Knowledge result National Museum
The National Museum in New Delhi, also known as the National Museum of India, is one of the largest museums in India. Established in 1949, it holds a variety of articles ranging from pre-historic era to modern works of art. It functions under the Ministry of Culture, Government of India. The museum is situated on the corner of Janpath and Maulana Azad Road. The blue–print of the National Museum had been prepared by the Gwyer Committee set up by the Government of India in 1946. The museum has around 200,000 works of art, both of Indian and foreign origin, covering over 5,000 years.
It also houses the National Museum Institute of History of Arts, Conservation and Museology on the first floor which was established in 1983 and now is a Deemed University since 1989, and runs Masters and Doctoral level courses in History of Art, Conservation and Museology.
The roots of the National Museum begin with an exhibition of Indian art and artefacts at the Royal Academy in London in the winter of 1947-48. At the end of the London exhibition, the exhibition curators had decided to display the same collection intact in India before returning the artefacts to their individual museums. The Indian exhibition was shown at the Rashtrapati Bhawan in 1949, and was so successful that it led to the decision to form a permanent National Museum. On 15 August 1949, the National Museum was formally inaugurated by the then Governor-General of India, Chakravarti Rajagopalachari. At that time, it was decided that until a permanent home could be found for the collection, it would continue to be housed at the Rashtrapati Bhawan.
The cornerstone of the present museum building was laid by Jawaharlal Nehru, the then Prime Minister of India, on 12 May 1955, and the building formally opened to the public on 18 December 1960.
Today, the museum is administered and funded by the Ministry of Culture and Ministry of Tourism.
Departments and collections
Presently, there are several departments in the National Museum.
- Pre-History Archaeology
- Numismatics & Epigraphy
- Arms & Armour
- Decorative Arts
- Central Asian Antiquities
- Pre-Columbian Art
- Public Relations
The collections of the National Museum covers nearly all the departments. It represents almost all disciplines of art: Archaeology (Sculptures in Stone, Bronze & Terracota), Arms, Armour, Decorative Arts, Jewellery, Manuscripts, Miniaturesand Tanjore Paintings, Textiles, Numismatics, Epigraphy, Central Asian Antiquities, Anthropology, Pre-Columbian American and Western Art Collections.
The museum has in its possession over 200,000 works of art, of both Indian and foreign origin, covering more than 5,000 years of the rich cultural heritage of different parts of the world.

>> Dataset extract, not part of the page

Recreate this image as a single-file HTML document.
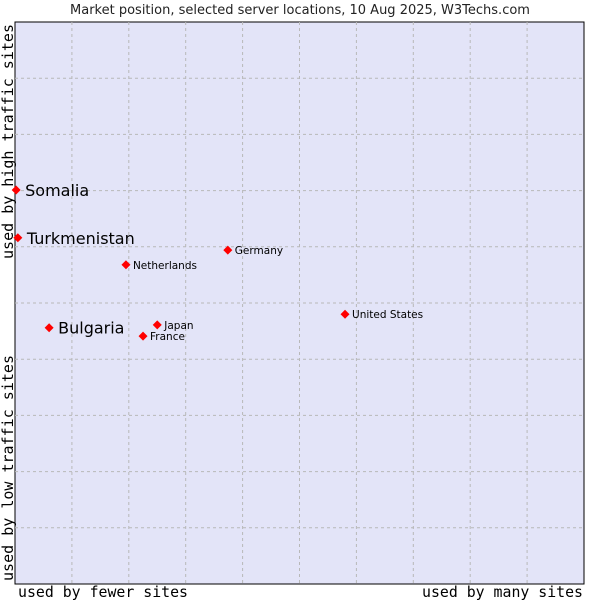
<!DOCTYPE html>
<html><head><meta charset="utf-8"><style>
html,body{margin:0;padding:0;background:#fff;width:600px;height:600px;overflow:hidden}
svg{display:block}
</style></head><body>
<svg id="chart" width="600" height="600" xmlns="http://www.w3.org/2000/svg">
<text x="300" y="14" text-anchor="middle" font-family="DejaVu Sans, Liberation Sans, sans-serif" font-size="13" fill="#222">Market position, selected server locations, 10 Aug 2025, W3Techs.com</text>
<rect x="15" y="22" width="569" height="562" fill="#e3e4f8" stroke="#000" stroke-width="1"/>
<g id="grid"></g>
<g id="points"></g>
<text x="18" y="597" textLength="170" lengthAdjust="spacingAndGlyphs" font-family="DejaVu Sans Mono, Liberation Mono, monospace" font-size="15" fill="#000">used by fewer sites</text>
<text x="422" y="597" textLength="161" lengthAdjust="spacingAndGlyphs" font-family="DejaVu Sans Mono, Liberation Mono, monospace" font-size="15" fill="#000">used by many sites</text>
<text transform="translate(13,581) rotate(-90)" textLength="226" lengthAdjust="spacingAndGlyphs" font-family="DejaVu Sans Mono, Liberation Mono, monospace" font-size="15" fill="#000">used by low traffic sites</text>
<text transform="translate(13,259) rotate(-90)" textLength="235" lengthAdjust="spacingAndGlyphs" font-family="DejaVu Sans Mono, Liberation Mono, monospace" font-size="15" fill="#000">used by high traffic sites</text>
</svg>
<script>
const countries = ["Somalia","Turkmenistan","Netherlands","Germany","United States","Bulgaria","Japan","France"];
const xValues = [0.2,0.5,19.5,37.4,58.0,6.0,25.0,22.5];
const yValues = [70.1,61.6,56.8,59.4,48.0,45.6,46.1,44.1];
const highlighted = [true,true,false,false,false,true,false,false];
const gridTicks = [10,20,30,40,50,60,70,80,90];
const X0=15,X1=584,Y0=584,Y1=22;
const sx=v=>X0+(X1-X0)*v/100;
const sy=v=>Y0-(Y0-Y1)*v/100;
const NS="http://www.w3.org/2000/svg";
const grid=document.getElementById('grid');
gridTicks.forEach(t=>{
  const v=document.createElementNS(NS,'line');
  v.setAttribute('x1',sx(t));v.setAttribute('x2',sx(t));v.setAttribute('y1',Y1);v.setAttribute('y2',Y0);
  v.setAttribute('stroke','#b8b8b8');v.setAttribute('stroke-dasharray','3,3');
  
  
  grid.appendChild(v);
  const h=document.createElementNS(NS,'line');
  h.setAttribute('y1',sy(t));h.setAttribute('y2',sy(t));h.setAttribute('x1',X0);h.setAttribute('x2',X1);
  h.setAttribute('stroke','#b8b8b8');h.setAttribute('stroke-dasharray','3,3');
  
  
  grid.appendChild(h);
});
const pts=document.getElementById('points');
countries.forEach((c,i)=>{
  const x=sx(xValues[i]),y=sy(yValues[i]);
  const d=document.createElementNS(NS,'path');
  d.setAttribute('d',`M${x} ${y-4.5}L${x+4.5} ${y}L${x} ${y+4.5}L${x-4.5} ${y}Z`);
  d.setAttribute('fill','#f00');
  
  
  pts.appendChild(d);
  const t=document.createElementNS(NS,'text');
  const big=highlighted[i];
  t.setAttribute('x',x+(big?9:7));
  t.setAttribute('y',y+(big?6:4));
  t.setAttribute('font-family','DejaVu Sans, Liberation Sans, sans-serif');
  t.setAttribute('font-size',big?16:10.5);
  t.setAttribute('fill','#000');
  t.textContent=c;
  
  
  pts.appendChild(t);
});
</script>
</body></html>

Its rich holdings of various creative traditions and disciplines which represents a unity amidst diversity, an unmatched blend of the past with the present and strong perspective for the future, brings history to life.

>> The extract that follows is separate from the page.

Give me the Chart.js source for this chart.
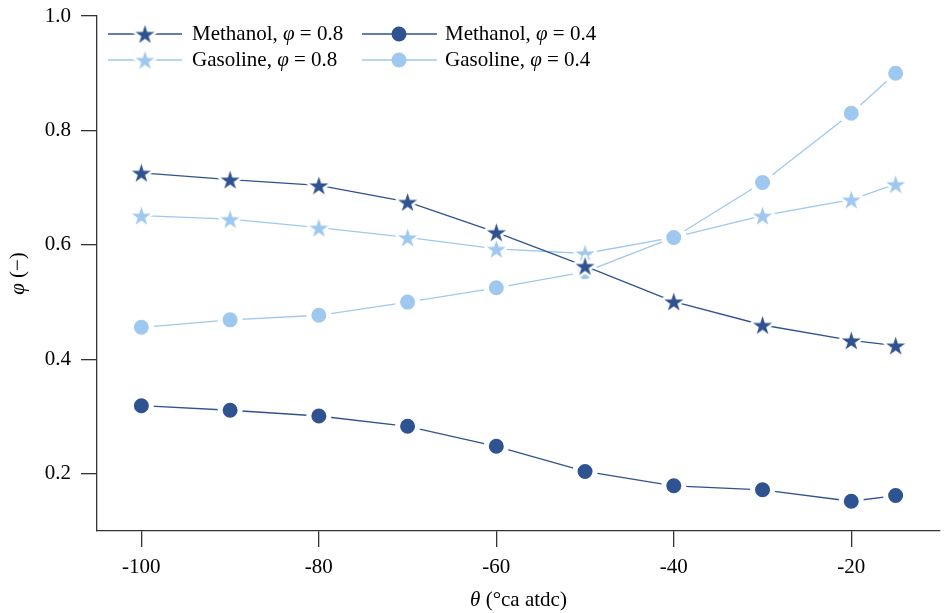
<!DOCTYPE html>
<html>
<head>
<meta charset="utf-8">
<script src="https://cdn.jsdelivr.net/npm/chart.js@4.4.1/dist/chart.umd.min.js"></script>
<style>
  html, body { margin: 0; padding: 0; background: #fff; overflow: hidden; }
  canvas { display: block; }
</style>
</head>
<body>
<canvas id="myChart" width="945" height="613"></canvas>
<script>
// crank angle (deg ca atdc)
const crankAngle = [-100, -90, -80, -70, -60, -50, -40, -30, -20, -15];
const methanol08 = [0.726, 0.714, 0.704, 0.675, 0.622, 0.563, 0.501, 0.460, 0.433, 0.424];
const gasoline08 = [0.651, 0.645, 0.630, 0.613, 0.593, 0.585, 0.613, 0.651, 0.679, 0.706];
const methanol04 = [0.319, 0.311, 0.301, 0.283, 0.248, 0.204, 0.179, 0.172, 0.152, 0.162];
const gasoline04 = [0.456, 0.469, 0.477, 0.500, 0.525, 0.553, 0.613, 0.709, 0.830, 0.900];
const seriesLabels = ['Methanol, φ = 0.8', 'Gasoline, φ = 0.8', 'Methanol, φ = 0.4', 'Gasoline, φ = 0.4'];
const xTicks = [-100, -80, -60, -40, -20];
const yTicks = [0.2, 0.4, 0.6, 0.8, 1.0];
const xTitle = 'θ (°ca atdc)';
const yTitle = 'φ (−)';

const dark = '#2f5290';
const light = '#9ec8ef';
const axisCol = '#333333';
const fontFam = '"Liberation Serif", "DejaVu Serif", serif';
const fontSize = 21;

function makeStar(color) {
  const R = 10, edge = 2.5;
  const size = Math.ceil(2 * (R + edge) + 2);
  const c = document.createElement('canvas');
  c.width = size; c.height = size;
  const g = c.getContext('2d');
  g.translate(size / 2, size / 2 + 1);
  g.beginPath();
  for (let i = 0; i < 10; i++) {
    const r = i % 2 === 0 ? R : R * 0.382;
    const a = -Math.PI / 2 + i * Math.PI / 5;
    const px = r * Math.cos(a), py = r * Math.sin(a);
    if (i === 0) g.moveTo(px, py); else g.lineTo(px, py);
  }
  g.closePath();
  g.lineJoin = 'round';
  g.lineWidth = edge * 2;
  g.strokeStyle = '#fff';
  g.stroke();
  g.fillStyle = color;
  g.fill();
  return c;
}
const darkStar = makeStar(dark);
const lightStar = makeStar(light);

function pts(vals) {
  return crankAngle.map((x, i) => ({ x: x, y: vals[i] }));
}

// draws text, setting φ and θ in italic
function drawMixed(g, text, x, y, align) {
  const parts = text.split(/([φθ])/).filter(s => s.length);
  const fonts = parts.map(p => (p === 'φ' || p === 'θ') ? 'italic ' + fontSize + 'px ' + fontFam : fontSize + 'px ' + fontFam);
  let total = 0;
  parts.forEach((p, i) => { g.font = fonts[i]; total += g.measureText(p).width; });
  let cx = align === 'center' ? x - total / 2 : x;
  g.textAlign = 'left';
  g.textBaseline = 'middle';
  parts.forEach((p, i) => {
    g.font = fonts[i];
    g.fillText(p, cx, y);
    cx += g.measureText(p).width;
  });
}

const styles = [
  { col: dark, star: true },
  { col: light, star: true },
  { col: dark, star: false },
  { col: light, star: false }
];

const extras = {
  id: 'extras',
  afterDraw(chart) {
    const g = chart.ctx;
    const area = chart.chartArea;
    g.save();
    g.fillStyle = '#000';
    // legend
    const colX = [[108, 145, 182, 192], [362, 399, 437, 445]];
    const rowY = [34, 60];
    seriesLabels.forEach((lab, i) => {
      const c = colX[Math.floor(i / 2)];
      const y = rowY[i % 2];
      const st = styles[i];
      g.strokeStyle = st.col;
      g.lineWidth = 1.3;
      g.beginPath(); g.moveTo(c[0], y); g.lineTo(c[2], y); g.stroke();
      if (st.star) {
        const img = st.col === dark ? darkStar : lightStar;
        g.drawImage(img, c[1] - img.width / 2, y - img.height / 2);
      } else {
        g.fillStyle = st.col;
        g.beginPath(); g.arc(c[1], y, 7.5, 0, Math.PI * 2); g.fill();
      }
      g.fillStyle = '#000';
      drawMixed(g, lab, c[3], y, 'left');
    });
    // axis titles
    drawMixed(g, xTitle, (area.left + area.right) / 2, 600, 'center');
    g.translate(18, (area.top + area.bottom) / 2);
    g.rotate(-Math.PI / 2);
    drawMixed(g, yTitle, 0, 0, 'center');
    g.restore();
  }
};

const ctx = document.getElementById('myChart');

new Chart(ctx, {
  type: 'line',
  data: {
    datasets: [
      {
        label: seriesLabels[0], data: pts(methanol08), order: 0,
        borderColor: dark, backgroundColor: dark, borderWidth: 1.3,
        pointStyle: darkStar
      },
      {
        label: seriesLabels[1], data: pts(gasoline08), order: 3,
        borderColor: light, backgroundColor: light, borderWidth: 1.3,
        pointStyle: lightStar
      },
      {
        label: seriesLabels[2], data: pts(methanol04), order: 1,
        borderColor: dark, backgroundColor: dark, borderWidth: 1.3,
        pointStyle: 'circle', pointRadius: 10, pointBorderWidth: 5,
        pointBorderColor: '#fff', pointBackgroundColor: dark
      },
      {
        label: seriesLabels[3], data: pts(gasoline04), order: 2,
        borderColor: light, backgroundColor: light, borderWidth: 1.3,
        pointStyle: 'circle', pointRadius: 10, pointBorderWidth: 5,
        pointBorderColor: '#fff', pointBackgroundColor: light
      }
    ]
  },
  options: {
    responsive: false,
    animation: false,
    devicePixelRatio: 1,
    layout: { autoPadding: false, padding: { top: 16, right: 5, left: 0, bottom: 0 } },
    plugins: {
      legend: { display: false },
      tooltip: { enabled: false }
    },
    elements: { line: { tension: 0 } },
    scales: {
      x: {
        type: 'linear',
        min: -105,
        max: -10,
        afterBuildTicks: s => { s.ticks = xTicks.map(v => ({ value: v })); },
        afterFit: s => { s.height = 82; s.paddingLeft = 0; s.paddingRight = 0; },
        ticks: {
          color: '#000',
          font: { family: fontFam, size: fontSize },
          padding: 8,
          maxRotation: 0,
          callback: v => String(v)
        },
        grid: {
          drawOnChartArea: false,
          tickLength: 16,
          color: axisCol,
          lineWidth: 1.3
        },
        border: { display: true, color: axisCol, width: 1.3 }
      },
      y: {
        min: 0.1,
        max: 1.0,
        afterBuildTicks: s => { s.ticks = yTicks.map(v => ({ value: v })); },
        afterFit: s => { s.width = 97; s.paddingTop = 0; s.paddingBottom = 0; },
        ticks: {
          color: '#000',
          font: { family: fontFam, size: fontSize },
          padding: 10,
          callback: v => v.toFixed(1)
        },
        grid: {
          drawOnChartArea: false,
          tickLength: 16,
          color: axisCol,
          lineWidth: 1.3
        },
        border: { display: true, color: axisCol, width: 1.3 }
      }
    }
  },
  plugins: [extras]
});
</script>
</body>
</html>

The museum has various artefacts from the Harappan Civilization also known as Indus Valley Civilization or Indo- Saraswati. The whole collection of this gallery represents the advanced technology and sophisticated lifestyle of the Harappan people.
Most of the objects on display are permanent loans from the Archaeological Survey of India. Most famous among the objects are the Priest Head, the Dancing Girl made in Bronze and belongs to the early Harappan period, Skeleton excavated from Rakhigarhi in Haryana, Terracotta images of Mother Goddess and Clay Pottery. Apart from these the gallery has Sculptures in Bronzes & Terracotta, Bone Objects, Ivory, Steatite, Semi-Precious Stones, Painted Pottery and Jewellery items. Many seals have been discovered during numerous excavations. These seals were probably used for trading purposes. These seals depict bulls, elephants, unicorns, tigers, crocodiles, unknown symbols. On one of the seal, there is the depiction of Pasupati (Proto-Shiva of present age) The gallery presents the vibrancy of human civilization in India at par with the contemporary civilizations of Mesopotamia, Egypt and China.
Among the artefacts, the most significant is the Dancing Girl which is a 4.5 inch bronze statue. It was discovered from Mohenjodaro. The name Dancing Girl was coined by Sir John Marshall. It is made by the Lost Wax Method. The Chola bronzes and the Dhokra castings are still made this way.